We had a dusting of snow yesterday afternoon but during the still of the night it started again, and then the sky cleared so we had an intense ground frost. The resulting inch of snow is crisp, even and powdery, but it's sitting on a sheet of ice from earlier rain and snow-melt so, even though we set out for a walk along the Golspie front in this morning's cheerful sunshine, we turned back and spent time instead....
....watching the birds in the garden. There are plenty of tits - great, blue and coal - who are always first to find the extra food we've been putting out, followed by the....
....enterprising chaffinches, which are already looking very smart in their breeding plumage.
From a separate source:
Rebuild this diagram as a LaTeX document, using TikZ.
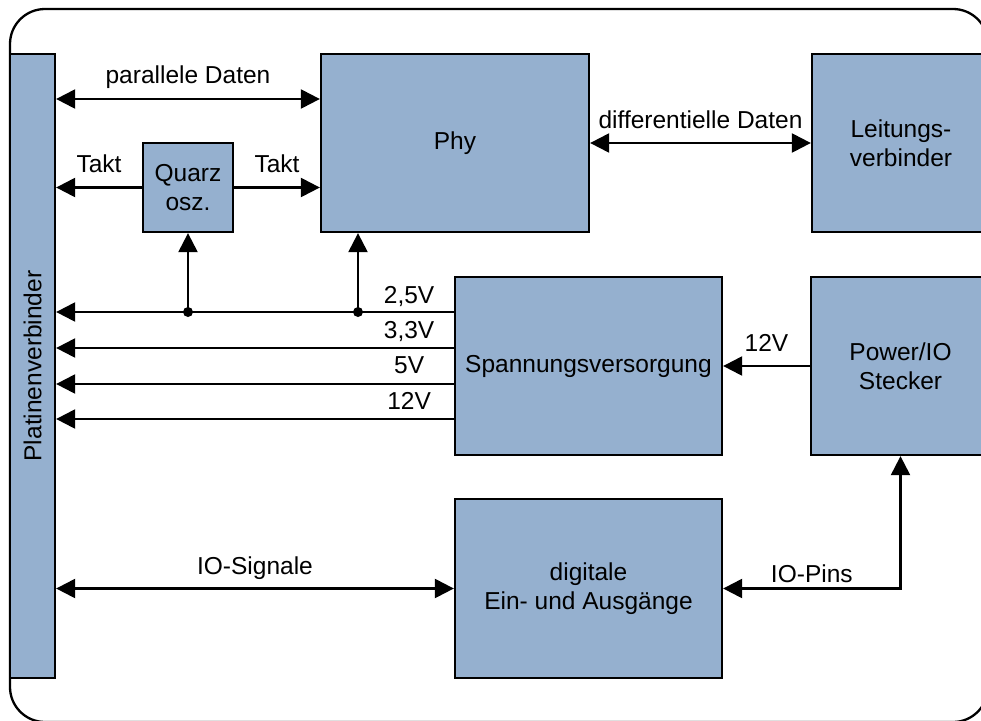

We've been keeping a special eye open for greenfinches which were regularly in the garden but they've completely disappeared, so we do hope they haven't started to suffer again from trichomonosis which badly affected them a few years ago.
However, for sheer entertainment value there's nothing to beat the robins. For some time we've been amused observers of the strife between the garden robin and the invading graveyard robin but now things have been hugely complicated by the arrival of at least two other robins. There's so much chasing around going on, along with sometimes three-way fights, that it's been almost impossible to identify the new arrivals although....
....one of them has mastered the art of perching on the fat cake. He needs it - they're so engrossed in their rivalries that there's hardly time to stop for a meal, and if they do have a spare moment, they....
....tend to use it to harass any innocent bystanders, in particular the innocuous dunnocks.
Add to these the sparrows, blackbirds, starlings and jackdaws, all of which are regular though not always welcome visitors, and there's never a dull moment in our garden.